4. Traffic Routing Not Clearing After Rollback
Error: After a rollback, some users still see the new (broken) version.
Traffic routing percentages persist until explicitly cleared. Make sure your rollback stage includes the traffic routing clear command:
az webapp traffic-routing clear --name my-node-app --resource-group my-resource-group
az webapp traffic-routing show --name my-node-app --resource-group my-resource-group
5. Database Connection Pool Exhaustion During Swap
Error:
MongoServerError: connection pool exhausted, no available connections
During a swap, both slots briefly run simultaneously. If your database connection pool is sized for one instance, two instances will exhaust it. Reduce the pool size per instance or increase the database connection limit:
// Reduce pool size to account for two slots running during swap
var mongoose = require("mongoose");
mongoose.connect(process.env.DB_CONNECTION, {
maxPoolSize: 5 // Half of normal, since two slots share the pool during swap
});
6. Pipeline Hangs on Deployment Environment Approval
Error: The pipeline sits at "Waiting for approval" indefinitely.
Azure DevOps environments can have approval gates configured. If your production environment requires manual approval, the pipeline will wait. Either approve the deployment in Azure DevOps or remove the approval gate for automated deployments:
Navigate to Pipelines > Environments > production > Approvals and checks to manage gates.
Best Practices
Always run health checks before swapping. Never swap blind. A five-minute health validation catches the vast majority of deployment issues before they reach users. If you skip this step, you are relying on luck.
Make database migrations backward-compatible. Both the old and new versions of your app will briefly run against the same database during a swap. Additive changes (new columns, new tables) are safe. Destructive changes (dropping columns, renaming tables) require a two-phase approach across two releases.
Use slot-sticky settings for environment identifiers. Settings like SLOT_NAME, logging levels, and feature flags that should differ between staging and production must be configured as slot settings. Otherwise, they swap with the app and your staging slot starts behaving like production.
Start with gradual traffic routing for high-risk releases. Route 10% of traffic first, monitor for five minutes, then increase to 50%, then complete the swap. This limits the blast radius if something goes wrong.
Keep the staging slot warm between deployments. Do not delete the staging slot after each deployment. Keeping it running means your rollback target is always ready. The cost of an idle slot is far less than the cost of downtime.
Set connection pool sizes to account for dual-slot operation. During a swap, both slots run simultaneously and share database connections. Size your connection pools at half of what a single instance would use.

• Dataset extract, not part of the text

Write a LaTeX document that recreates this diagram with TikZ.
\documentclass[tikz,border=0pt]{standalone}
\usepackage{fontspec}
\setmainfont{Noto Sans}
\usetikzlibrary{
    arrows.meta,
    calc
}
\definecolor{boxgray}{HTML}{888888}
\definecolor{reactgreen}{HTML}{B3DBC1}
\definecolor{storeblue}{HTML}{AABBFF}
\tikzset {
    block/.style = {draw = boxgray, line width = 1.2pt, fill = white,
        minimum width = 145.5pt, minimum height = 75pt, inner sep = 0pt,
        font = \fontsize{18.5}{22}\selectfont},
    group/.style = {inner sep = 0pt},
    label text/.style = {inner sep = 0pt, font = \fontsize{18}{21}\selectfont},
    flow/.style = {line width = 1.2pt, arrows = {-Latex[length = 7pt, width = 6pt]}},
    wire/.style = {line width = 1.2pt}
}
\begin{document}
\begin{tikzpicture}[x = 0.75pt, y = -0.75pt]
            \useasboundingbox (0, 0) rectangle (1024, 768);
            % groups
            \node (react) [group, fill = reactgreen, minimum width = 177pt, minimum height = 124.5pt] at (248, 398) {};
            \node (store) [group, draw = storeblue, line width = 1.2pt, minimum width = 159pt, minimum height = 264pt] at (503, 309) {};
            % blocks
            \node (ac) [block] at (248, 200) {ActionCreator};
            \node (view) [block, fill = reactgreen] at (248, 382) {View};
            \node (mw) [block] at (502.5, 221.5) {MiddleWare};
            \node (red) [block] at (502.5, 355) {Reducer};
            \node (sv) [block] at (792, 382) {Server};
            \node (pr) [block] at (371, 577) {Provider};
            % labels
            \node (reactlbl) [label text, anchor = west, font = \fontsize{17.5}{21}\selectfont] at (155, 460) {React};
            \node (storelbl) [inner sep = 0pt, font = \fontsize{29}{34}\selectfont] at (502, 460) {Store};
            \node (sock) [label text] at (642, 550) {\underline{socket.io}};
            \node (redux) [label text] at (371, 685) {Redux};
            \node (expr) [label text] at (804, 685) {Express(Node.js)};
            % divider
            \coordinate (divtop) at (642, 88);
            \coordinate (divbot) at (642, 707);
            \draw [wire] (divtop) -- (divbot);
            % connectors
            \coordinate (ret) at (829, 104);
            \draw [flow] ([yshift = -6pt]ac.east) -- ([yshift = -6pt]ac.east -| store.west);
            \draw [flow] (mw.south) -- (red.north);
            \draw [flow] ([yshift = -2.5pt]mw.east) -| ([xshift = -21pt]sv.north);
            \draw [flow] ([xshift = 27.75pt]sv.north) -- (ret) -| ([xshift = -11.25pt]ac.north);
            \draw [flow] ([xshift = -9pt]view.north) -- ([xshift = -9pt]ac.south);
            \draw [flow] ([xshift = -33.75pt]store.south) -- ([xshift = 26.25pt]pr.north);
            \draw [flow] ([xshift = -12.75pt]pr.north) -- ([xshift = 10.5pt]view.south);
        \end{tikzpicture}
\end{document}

Monitor error rates for at least 15 minutes after a swap. Some issues only surface under sustained load. Use Application Insights or your monitoring tool to watch error rates, response times, and throughput after every swap.
Tag your deployments in source control. After a successful swap, tag the commit in Git. This makes it easy to identify exactly which code is running in production and what changed between releases.

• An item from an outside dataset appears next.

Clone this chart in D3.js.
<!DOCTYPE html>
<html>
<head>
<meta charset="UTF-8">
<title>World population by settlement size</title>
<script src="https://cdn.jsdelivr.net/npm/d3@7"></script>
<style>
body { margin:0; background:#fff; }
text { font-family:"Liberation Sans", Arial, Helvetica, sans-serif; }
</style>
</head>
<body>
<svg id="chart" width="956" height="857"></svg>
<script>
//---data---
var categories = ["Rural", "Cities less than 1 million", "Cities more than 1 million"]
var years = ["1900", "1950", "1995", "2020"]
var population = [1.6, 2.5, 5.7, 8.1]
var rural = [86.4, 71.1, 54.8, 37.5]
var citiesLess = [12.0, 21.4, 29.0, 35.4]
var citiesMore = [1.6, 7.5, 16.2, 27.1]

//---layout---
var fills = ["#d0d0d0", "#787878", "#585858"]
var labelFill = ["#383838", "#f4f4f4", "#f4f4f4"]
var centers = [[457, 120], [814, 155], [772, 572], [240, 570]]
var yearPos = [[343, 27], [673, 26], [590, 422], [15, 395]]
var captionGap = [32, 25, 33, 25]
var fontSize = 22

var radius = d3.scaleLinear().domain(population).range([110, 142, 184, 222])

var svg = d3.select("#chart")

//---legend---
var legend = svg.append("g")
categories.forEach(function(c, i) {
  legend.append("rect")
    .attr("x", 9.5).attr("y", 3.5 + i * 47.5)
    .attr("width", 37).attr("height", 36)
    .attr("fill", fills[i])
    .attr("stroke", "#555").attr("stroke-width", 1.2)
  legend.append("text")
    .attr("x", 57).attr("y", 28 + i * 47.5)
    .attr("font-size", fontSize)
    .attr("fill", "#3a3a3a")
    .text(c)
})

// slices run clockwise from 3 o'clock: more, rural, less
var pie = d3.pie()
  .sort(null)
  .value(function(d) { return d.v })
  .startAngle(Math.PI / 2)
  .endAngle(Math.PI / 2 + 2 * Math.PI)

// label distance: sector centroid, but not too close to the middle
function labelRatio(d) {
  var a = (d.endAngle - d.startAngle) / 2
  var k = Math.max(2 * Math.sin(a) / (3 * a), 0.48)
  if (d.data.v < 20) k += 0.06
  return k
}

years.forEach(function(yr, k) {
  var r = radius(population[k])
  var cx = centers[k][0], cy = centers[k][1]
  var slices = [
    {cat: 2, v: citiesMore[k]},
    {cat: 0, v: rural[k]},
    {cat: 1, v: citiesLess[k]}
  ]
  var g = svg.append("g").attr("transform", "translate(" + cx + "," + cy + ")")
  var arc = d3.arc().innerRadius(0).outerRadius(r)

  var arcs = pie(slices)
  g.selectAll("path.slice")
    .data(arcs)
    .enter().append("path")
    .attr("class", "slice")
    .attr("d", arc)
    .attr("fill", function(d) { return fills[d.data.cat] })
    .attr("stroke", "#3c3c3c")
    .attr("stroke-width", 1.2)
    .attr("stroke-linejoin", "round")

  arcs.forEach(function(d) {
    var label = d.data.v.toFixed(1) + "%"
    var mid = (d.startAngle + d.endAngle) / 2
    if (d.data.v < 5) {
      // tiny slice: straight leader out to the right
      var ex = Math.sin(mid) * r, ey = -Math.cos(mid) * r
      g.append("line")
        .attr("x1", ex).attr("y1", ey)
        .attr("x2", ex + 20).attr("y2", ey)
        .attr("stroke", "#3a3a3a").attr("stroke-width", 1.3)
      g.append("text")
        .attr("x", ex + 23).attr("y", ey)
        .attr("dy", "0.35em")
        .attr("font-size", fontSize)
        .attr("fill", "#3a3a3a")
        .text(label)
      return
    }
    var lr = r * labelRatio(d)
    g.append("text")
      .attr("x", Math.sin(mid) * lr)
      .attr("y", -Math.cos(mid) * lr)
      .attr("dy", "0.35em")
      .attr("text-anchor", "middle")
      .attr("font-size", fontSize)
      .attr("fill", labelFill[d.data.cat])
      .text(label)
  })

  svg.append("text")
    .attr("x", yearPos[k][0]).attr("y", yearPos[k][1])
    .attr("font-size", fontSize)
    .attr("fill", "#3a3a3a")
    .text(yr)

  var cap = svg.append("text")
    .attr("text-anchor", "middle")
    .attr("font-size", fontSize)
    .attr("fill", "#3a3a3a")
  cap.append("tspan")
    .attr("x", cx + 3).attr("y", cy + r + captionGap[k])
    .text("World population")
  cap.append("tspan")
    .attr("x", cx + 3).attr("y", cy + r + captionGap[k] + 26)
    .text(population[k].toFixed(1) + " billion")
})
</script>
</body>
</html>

Test your rollback procedure regularly. Do not wait for a production incident to find out your rollback is broken. Practice rolling back in a staging environment at least once a month.
Keep your pipeline YAML in source control. Treat your pipeline definition as code. Review changes to it with the same rigor as application code changes. A bad pipeline change can be worse than a bad application change.